◆ DATASET CONTENT
···
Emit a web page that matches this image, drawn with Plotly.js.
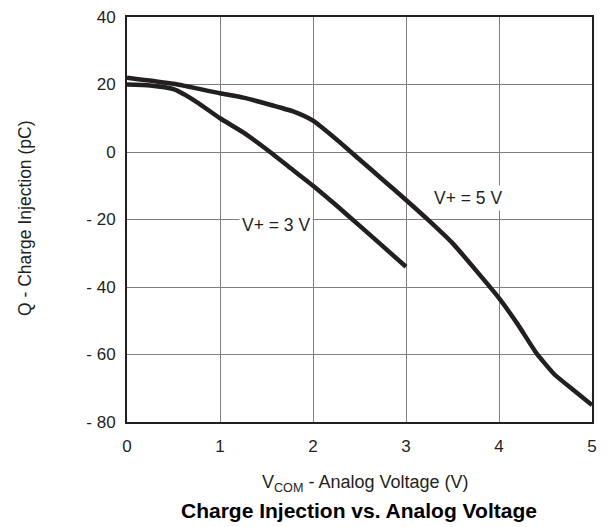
<!DOCTYPE html>
<html>
<head>
<meta charset="utf-8">
<script src="https://cdn.plot.ly/plotly-3.0.1.min.js"></script>
<style>html,body{margin:0;padding:0;background:#fff;}#chart{width:611px;height:527px;}</style>
</head>
<body>
<div id="chart"></div>
<script>
const v5_x = [0, 0.5, 1.0, 1.25, 1.5, 1.8, 2.0, 2.25, 2.5, 2.75, 3.0, 3.25, 3.5, 3.75, 4.0, 4.2, 4.4, 4.6, 4.8, 5.0];
const v5_y = [22, 20.2, 17.4, 16.1, 14.3, 11.9, 9.3, 3.8, -2.2, -8.2, -14.2, -20.4, -27, -35, -43.3, -51, -59.5, -66, -70.5, -75];
const v3_x = [0, 0.25, 0.5, 0.75, 1.0, 1.25, 1.5, 1.75, 2.0, 2.25, 2.5, 2.75, 3.0];
const v3_y = [20, 19.7, 18.6, 14.8, 10, 5.8, 0.8, -4.6, -10, -15.8, -21.8, -27.9, -34];
const xTicks = [0, 1, 2, 3, 4, 5];
const yTicks = [40, 20, 0, -20, -40, -60, -80];
const yTickText = ["40", "20", "0", "- 20", "- 40", "- 60", "- 80"];

const font = "Liberation Sans, Arial, Helvetica, sans-serif";
const ink = "#231f20";
const lineStyle = {color: ink, width: 4.5, shape: "spline", smoothing: 0.5};

const traces = [
  {x: v5_x, y: v5_y, mode: "lines", line: lineStyle, name: "V+ = 5 V", hoverinfo: "skip"},
  {x: v3_x, y: v3_y, mode: "lines", line: lineStyle, name: "V+ = 3 V", hoverinfo: "skip"}
];

const plotL = 127, plotW = 611 - 127 - 19, plotT = 17, plotH = 527 - 17 - 105;
function px(xp) { return (xp - plotL) / plotW; }
function py(yp) { return 1 - (yp - plotT) / plotH; }

const layout = {
  width: 611, height: 527,
  margin: {l: 127, r: 19, t: 17, b: 105, pad: 0},
  paper_bgcolor: "#fff", plot_bgcolor: "#fff",
  showlegend: false,
  font: {family: font, size: 16, color: ink},
  xaxis: {
    range: [0, 5], tickvals: xTicks, ticktext: xTicks.map(String),
    showgrid: true, gridcolor: "#7f7f7f", gridwidth: 1,
    zeroline: false, showline: true, linecolor: ink, linewidth: 2, mirror: true,
    ticks: "outside", ticklen: 8, tickcolor: "rgba(0,0,0,0)",
    tickfont: {family: font, size: 17, color: ink}, fixedrange: true
  },
  yaxis: {
    range: [-80, 40], tickvals: yTicks, ticktext: yTickText,
    showgrid: true, gridcolor: "#7f7f7f", gridwidth: 1,
    zeroline: false, showline: true, linecolor: ink, linewidth: 2, mirror: true,
    ticks: "outside", ticklen: 6, tickcolor: "rgba(0,0,0,0)",
    tickfont: {family: font, size: 17, color: ink}, fixedrange: true
  },
  annotations: [
    {text: "V+ = 5 V", x: 3.67, y: -13.6, xref: "x", yref: "y", showarrow: false,
     bgcolor: "#fff", borderpad: 2, font: {family: font, size: 17.5, color: ink}},
    {text: "V+ = 3 V", x: 1.60, y: -21.6, xref: "x", yref: "y", showarrow: false,
     bgcolor: "#fff", borderpad: 2, font: {family: font, size: 17.5, color: ink}},
    {text: "V<sub>COM</sub> - Analog Voltage (V)", xref: "paper", yref: "paper",
     x: px(365), y: py(483), xanchor: "center", yanchor: "middle",
     showarrow: false, font: {family: font, size: 18, color: ink}},
    {text: "<b>Charge Injection vs. Analog Voltage</b>", xref: "paper", yref: "paper",
     x: px(359), y: py(511), xanchor: "center", yanchor: "middle",
     showarrow: false, font: {family: font, size: 21, color: "#000"}},
    {text: "Q - Charge Injection (pC)", xref: "paper", yref: "paper",
     x: px(25), y: py(218), xanchor: "center", yanchor: "middle",
     showarrow: false, textangle: -90, font: {family: font, size: 17.5, color: ink}}
  ]
};

Plotly.newPlot("chart", traces, layout, {displayModeBar: false, staticPlot: true});
</script>
</body>
</html>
···
◆ WHAT IS NEEDED
Only the lines from the start of the material through the line containing "(yp - plotT)" should be transcribed. Pictures stay out.

◆ RESPONSE BELOW
Emit a web page that matches this image, drawn with Plotly.js.
<!DOCTYPE html>
<html>
<head>
<meta charset="utf-8">
<script src="https://cdn.plot.ly/plotly-3.0.1.min.js"></script>
<style>html,body{margin:0;padding:0;background:#fff;}#chart{width:611px;height:527px;}</style>
</head>
<body>
<div id="chart"></div>
<script>
const v5_x = [0, 0.5, 1.0, 1.25, 1.5, 1.8, 2.0, 2.25, 2.5, 2.75, 3.0, 3.25, 3.5, 3.75, 4.0, 4.2, 4.4, 4.6, 4.8, 5.0];
const v5_y = [22, 20.2, 17.4, 16.1, 14.3, 11.9, 9.3, 3.8, -2.2, -8.2, -14.2, -20.4, -27, -35, -43.3, -51, -59.5, -66, -70.5, -75];
const v3_x = [0, 0.25, 0.5, 0.75, 1.0, 1.25, 1.5, 1.75, 2.0, 2.25, 2.5, 2.75, 3.0];
const v3_y = [20, 19.7, 18.6, 14.8, 10, 5.8, 0.8, -4.6, -10, -15.8, -21.8, -27.9, -34];
const xTicks = [0, 1, 2, 3, 4, 5];
const yTicks = [40, 20, 0, -20, -40, -60, -80];
const yTickText = ["40", "20", "0", "- 20", "- 40", "- 60", "- 80"];

const font = "Liberation Sans, Arial, Helvetica, sans-serif";
const ink = "#231f20";
const lineStyle = {color: ink, width: 4.5, shape: "spline", smoothing: 0.5};

const traces = [
  {x: v5_x, y: v5_y, mode: "lines", line: lineStyle, name: "V+ = 5 V", hoverinfo: "skip"},
  {x: v3_x, y: v3_y, mode: "lines", line: lineStyle, name: "V+ = 3 V", hoverinfo: "skip"}
];

const plotL = 127, plotW = 611 - 127 - 19, plotT = 17, plotH = 527 - 17 - 105;
function px(xp) { return (xp - plotL) / plotW; }
function py(yp) { return 1 - (yp - plotT) / plotH; }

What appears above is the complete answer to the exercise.